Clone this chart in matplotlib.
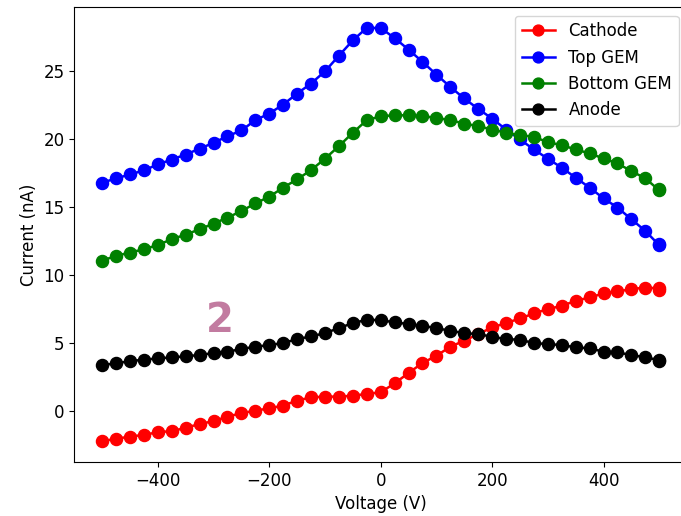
import numpy as np
import matplotlib
matplotlib.use('Agg')
import matplotlib.pyplot as plt

# Voltage sweep, 25 V steps (last point repeated)
voltage = list(range(-500, 501, 25)) + [500]

cathode = [-2.25, -2.08, -1.91, -1.79, -1.59, -1.51, -1.27, -0.98, -0.78, -0.44,
           -0.19, 0.0, 0.17, 0.37, 0.74, 0.98, 1.03, 1.03, 1.1, 1.23,
           1.35, 2.01, 2.77, 3.51, 4.04, 4.71, 5.15, 5.64, 6.13, 6.45,
           6.79, 7.16, 7.48, 7.72, 8.09, 8.34, 8.63, 8.78, 8.95, 9.07,
           9.0, 8.92]
top_gem = [16.79, 17.11, 17.4, 17.7, 18.14, 18.5, 18.87, 19.3, 19.73, 20.22,
           20.64, 21.4, 21.89, 22.55, 23.36, 24.1, 25.0, 26.15, 27.28, 28.2,
           28.19, 27.45, 26.6, 25.7, 24.76, 23.85, 23.0, 22.23, 21.52, 20.71,
           19.98, 19.24, 18.56, 17.9, 17.16, 16.43, 15.64, 14.96, 14.1, 13.24,
           12.18, 12.3]
bottom_gem = [11.05, 11.4, 11.65, 11.89, 12.2, 12.63, 12.97, 13.36, 13.78, 14.22,
              14.7, 15.27, 15.76, 16.43, 17.04, 17.72, 18.56, 19.49, 20.47, 21.4,
              21.69, 21.76, 21.76, 21.7, 21.57, 21.4, 21.15, 20.96, 20.71, 20.47,
              20.3, 20.17, 19.78, 19.56, 19.24, 18.95, 18.58, 18.21, 17.65, 17.11,
              16.23, 16.3]
anode = [3.36, 3.48, 3.65, 3.75, 3.85, 3.92, 4.0, 4.1, 4.24, 4.34,
         4.54, 4.71, 4.83, 4.98, 5.27, 5.47, 5.71, 6.08, 6.45, 6.69,
         6.67, 6.5, 6.38, 6.25, 6.08, 5.88, 5.71, 5.64, 5.44, 5.27,
         5.22, 4.98, 4.9, 4.83, 4.66, 4.59, 4.34, 4.29, 4.1, 3.92,
         3.73, 3.66]

plt.rcParams['font.size'] = 12

fig = plt.figure(figsize=(6.81, 5.16), dpi=100)
# right spine sits just past the image edge in the reference
ax = fig.add_axes([0.109, 0.105, 0.9, 0.881])

ms, lw = 8.7, 1.8
ax.plot(voltage, cathode, 'o-', color='red', markersize=ms, linewidth=lw, label='Cathode')
ax.plot(voltage, top_gem, 'o-', color='blue', markersize=ms, linewidth=lw, label='Top GEM')
ax.plot(voltage, bottom_gem, 'o-', color='green', markersize=ms, linewidth=lw, label='Bottom GEM')
ax.plot(voltage, anode, 'o-', color='black', markersize=ms, linewidth=lw, label='Anode')

ax.set_xlabel('Voltage (V)')
ax.set_ylabel('Current (nA)')
ax.legend(loc='upper right', markerscale=0.9)

# panel number overlay
fig.text(0.323, 0.378, '2', color='#c27ba0', fontsize=29, fontweight='bold',
         ha='center', va='center')

fig.savefig('out.png', dpi=100)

######

§ THE TASK
Restate the material word for word from its first line through the line containing "voltage = list(range(-500, 501, 25)) + [500]", both included; the pictures do not belong in it.

§ RESPONSE TO THIS EXERCISE
Clone this chart in matplotlib.
import numpy as np
import matplotlib
matplotlib.use('Agg')
import matplotlib.pyplot as plt

# Voltage sweep, 25 V steps (last point repeated)
voltage = list(range(-500, 501, 25)) + [500]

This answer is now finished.